Public Service Association spokesman Mannie de Cercq also said people should not bother going to government offices "because there will be no staff".

Police and Prison Civil Rights Union spokesman Pat Ntsobi said their members would report for work at police stations but would "work to rule and make no effort to provide any extra services".

South African Police Union spokesman Barries Machakela said their members would take part in marches and pickets only when they were off-duty, on leave or not in uniform.

The crippling strike comes amid accusations that Public Service and Administration Minister Geraldine Fraser-Moleketi had lied to both parliament and the public on Wednesday by claiming there was an agreement to continue with wage talks to avert the strike because the government had tabled a new offer.

At a press conference in Centurion yesterday the unions denied knowledge of a new offer.

"There is no offer on the table and the parties remain apart," the unions said.

"Our mandate remains for a 12percent increase plus improvements in benefits."

Thulas Nxesi, the general secretary of the South African Democratic Teachers' Union, said: "What the minister said raised the level of anger among union members. That is part of propaganda meant to misinform and confuse the public."

Yesterday government spokesman Themba Maseko said the 6percent salary increase offered by the government should be seen in the context of many other benefits already available to workers, including leave and overtime pay.

Maseko added that the government was taking measures to ensure that teaching took place as schools shut down because of teachers joining the strike.

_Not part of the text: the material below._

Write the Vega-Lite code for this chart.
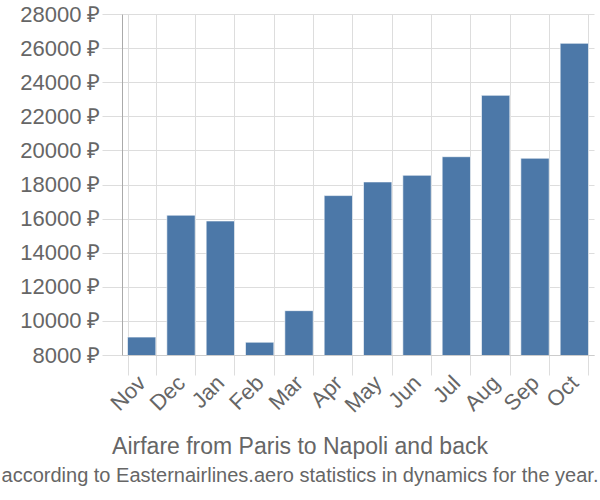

He said skeleton staff would be used to ensure that at least some teaching took place.

He also called on strikers to ensure that violence did not take place.

The government will also deploy monitors across the country to ensure pupils do not loiter and get into trouble.

Cabinet has also slammed protesting union workers for making personal attacks on Fraser-Moleketi and allegedly insulting her mother on their posters when they marched to hand over a memorandum to her in Pretoria last week.

However, Cosatu national spokesman Patrick Craven said the offending posters were not being made by Cosatu members.

"We do not support personal attacks. We want to stick to the issues," Craven told Sowetan yesterday.